Can you see the pattern here? We all would like to increase 5 pounds per week, but we can’t. Let’s track it now. On the first day of working out you can bench press 150 pounds and for the next 52 weeks  you increased by 5 pounds per week. Doing some simple math 5×52 is a 260 pound increase in the first year. Now, your best bench is  260+150 or 410 pounds. Continuing for another year you would add another 260 pounds for a best bench of 670 pounds. If you add one more year to your tenure you would bench press 740 pounds. And finally, by the end of your 4th you would be able to bench press 1000 pounds. Of course no one can do that. The question is, why? Lots of people train way more than four years in a lifetime.

The answer lies in the fact that our bodies respond to resistance training a lot at first. We are designed to respond quickly to any given physical challenge as a survival mechanism.

So how does the no pain no gain statement come into play? The answer is sort of complicated, but here goes. Let’s say you’re in your fourth month of weight training. Your bench press has not increased in three weeks. What’s the first thing you do? You train harder, right?
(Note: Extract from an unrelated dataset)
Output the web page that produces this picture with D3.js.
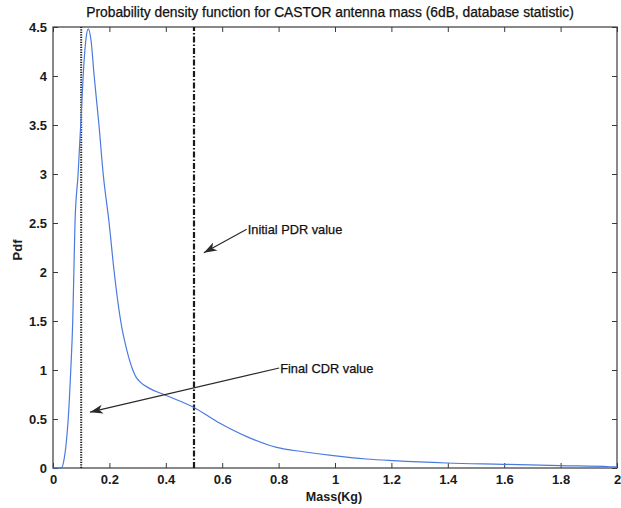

This is because you have been told to get bigger and stronger you need to work harder. This is where this axiom becomes less valid.

Working to failure and gains in strength and size go together. Yes, that’s true, but it changes as you go through years of training. The more time you put into training in terms of months or years the less often you should work out to the level of failure. This is a very hard concept to understand. It is, however, absolutely true.

The way to continue to increase  strength and size over time is to work to failure less often relative to number of years of training. If you don’t do this you will quickly see that you’re not getting stronger and bigger because you are overtraining. This is often the key determinant of longevity. Most weight trainers get to this point, and can’t process the logic here. Therefore, their gains cease, they give up and stop training.

This is a question that has plagued us for years and years. Here’s how this one works. The only reason that you would ever need a rest day in between workout days is because you need to recuperate and rest  enough to be ready for the next workout.

This is where the distinction comes into play. Let’s say you’re a beginner workout person. The first 30 days you are what I call walking around strong or at a  normal strength level. You can’t use enough weight or resistance to cause enough damage or fatigue to require a days rest. Let’s say you can bench press 100 pounds 10 times on day one. Doing 100 pounds 10 times at this point does not require a warm-up because your best shot at your highest weight for 10 repetitions is on your first set. This is your normal walking around strength level.

Now let’s look one year later. At this point you can bench press 300 pounds 10 times. This is an abnormal or unnatural amount of weight to do. At this level of resistance repair requires more resources and the load does more damage to cells, bones, joints and connective tissue than any normal daily physical activity would do. As a result this damage is deep enough to require a day or two or 3 to totally recover and repair. In addition you would never try to do 300 pounds for 10 repetitions without two or three warm-up sets.

The very fact that you have to do warm-up sets indicates that it is not normal for your body to be bench pressing 300 pounds.

There is another more scheduling related reason that alternate days are prescribed. It’s really for convenience. It just seems easier to work out alternate days. That way you have days in between free to follow other pursuits.

There are many exercise activities not resistance related that you can do every day. Some cardio exercise can be done every day as well as any other light conditioning exercises. The key is the resistance amount you’re working with.

As a rule of thumb if you’re training to increase strength and using weights that limit your repetitions to 10 or under and you are somewhat seasoned then probably you would need to rest between workouts a day or more. If you’re doing exercises that involve 15 or more repetitions (what I like to call conditioning) and you move quickly through your workout (1 min. or less between sets) then you probably can do these days in a row.